Canadian oil and gas firm Baytex Energy has reached a C$2.8bn ($2.1bn) merger agreement with Raging River Exploration to form a company with significant East Duvernay Shale operations in Alberta.
With an enterprise value of C$5bn ($3.76bn), the combined entity is set to become a well-capitalised, oil-weighted company with a strong growth and free cash flow generation and a greater ability to develop oil assets across North America.
While the deal will provide Baytex access to East Duvernay Shale oil activity, Raging River will have increased scale to advance its East Duvernay Shale operations.
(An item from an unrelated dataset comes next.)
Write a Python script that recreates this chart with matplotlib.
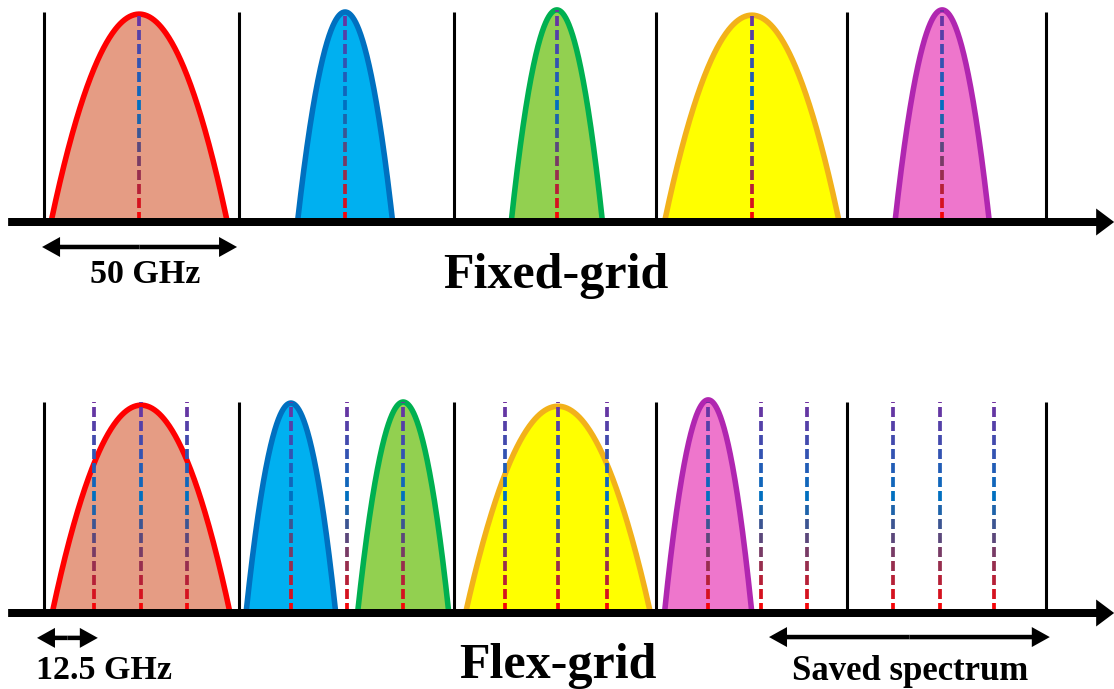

Under the terms of the agreement, Baytex will issue 1.36 common shares to Raging River shareholders for each share they own in the company.
The new entity will operate under the Baytex name and have an asset base that includes the Viking, Peace River, Lloydminster and East Duvernay Shale regions in Canada, as well as the Eagle Ford region in Texas.
The companies expect the combined entity to have average annual production of 100,000 to 105,000boe/d for 2019, with total exploration and development expenditures ranging between C$750m and C$850m ($564.04m-$639.25m).
Raging River Exploration executive chairman and CEO Neil Roszell said: “This combination creates a diversified, well-capitalised oil producer that has an impressive suite of high-quality producing assets and the ability to materially advance our East Duvernay Shale light oil opportunity, while continuing to develop our Eagle Ford, Viking, Peace River and Lloydminster core assets.”
With a 260,000 net acre position in the emerging East Duvernay Shale oil play, the new company will have proved and proved plus probable reserves, totalling 338mmboe and 539mmboe respectively.
Subject to approval by the shareholders of both companies and other regulatory approvals, the merger is scheduled to be completed in August.